(Stored records)
— Start —

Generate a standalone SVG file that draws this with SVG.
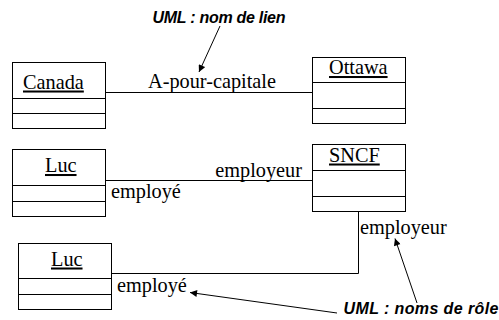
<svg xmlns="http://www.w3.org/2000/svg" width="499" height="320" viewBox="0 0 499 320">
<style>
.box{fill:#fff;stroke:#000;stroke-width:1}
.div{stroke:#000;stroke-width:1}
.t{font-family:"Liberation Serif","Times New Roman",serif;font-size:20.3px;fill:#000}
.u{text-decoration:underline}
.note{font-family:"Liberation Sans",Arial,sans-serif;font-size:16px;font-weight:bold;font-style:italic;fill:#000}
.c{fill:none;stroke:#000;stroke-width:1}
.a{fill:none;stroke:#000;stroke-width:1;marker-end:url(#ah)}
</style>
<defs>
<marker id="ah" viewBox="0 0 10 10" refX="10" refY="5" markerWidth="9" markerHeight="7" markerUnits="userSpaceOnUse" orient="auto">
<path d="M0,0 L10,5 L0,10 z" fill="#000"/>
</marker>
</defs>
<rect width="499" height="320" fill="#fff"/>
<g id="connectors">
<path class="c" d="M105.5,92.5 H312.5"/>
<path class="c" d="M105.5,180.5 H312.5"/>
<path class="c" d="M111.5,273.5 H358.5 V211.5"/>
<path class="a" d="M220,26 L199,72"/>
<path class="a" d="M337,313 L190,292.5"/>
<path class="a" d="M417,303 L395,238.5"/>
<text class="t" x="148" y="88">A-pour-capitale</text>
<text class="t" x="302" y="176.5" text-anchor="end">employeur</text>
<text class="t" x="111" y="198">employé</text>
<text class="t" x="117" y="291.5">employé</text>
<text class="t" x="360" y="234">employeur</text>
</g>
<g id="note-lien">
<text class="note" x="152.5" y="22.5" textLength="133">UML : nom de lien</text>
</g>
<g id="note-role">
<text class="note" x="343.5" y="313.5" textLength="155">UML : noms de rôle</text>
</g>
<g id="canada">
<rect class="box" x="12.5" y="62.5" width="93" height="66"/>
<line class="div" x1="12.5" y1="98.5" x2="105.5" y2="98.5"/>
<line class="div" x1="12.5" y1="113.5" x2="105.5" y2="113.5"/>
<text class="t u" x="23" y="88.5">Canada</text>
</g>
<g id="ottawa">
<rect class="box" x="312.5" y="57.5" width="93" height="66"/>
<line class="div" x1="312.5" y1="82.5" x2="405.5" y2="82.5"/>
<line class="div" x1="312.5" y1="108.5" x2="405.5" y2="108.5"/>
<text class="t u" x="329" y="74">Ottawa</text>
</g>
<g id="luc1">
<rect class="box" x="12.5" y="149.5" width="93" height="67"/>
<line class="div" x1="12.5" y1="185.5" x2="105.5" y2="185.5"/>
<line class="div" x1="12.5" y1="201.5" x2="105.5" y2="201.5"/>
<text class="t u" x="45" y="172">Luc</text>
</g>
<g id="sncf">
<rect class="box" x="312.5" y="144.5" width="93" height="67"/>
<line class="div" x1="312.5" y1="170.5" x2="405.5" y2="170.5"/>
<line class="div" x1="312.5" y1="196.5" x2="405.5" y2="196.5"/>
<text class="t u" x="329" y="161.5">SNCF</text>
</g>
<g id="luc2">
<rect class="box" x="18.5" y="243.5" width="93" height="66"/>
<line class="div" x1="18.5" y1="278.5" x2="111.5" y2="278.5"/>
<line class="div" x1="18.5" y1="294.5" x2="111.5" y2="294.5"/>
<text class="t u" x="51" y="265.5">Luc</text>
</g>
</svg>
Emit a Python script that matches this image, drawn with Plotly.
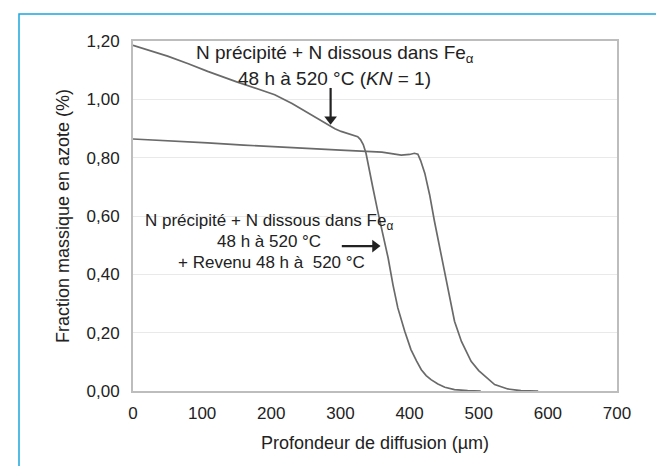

— End —

**TASK TO COMPLETE**
Go through the preceding material and copy each line that has the word "with".

**RESPONSE BELOW**
Generate a standalone SVG file that draws this with SVG.
Emit a Python script that matches this image, drawn with Plotly.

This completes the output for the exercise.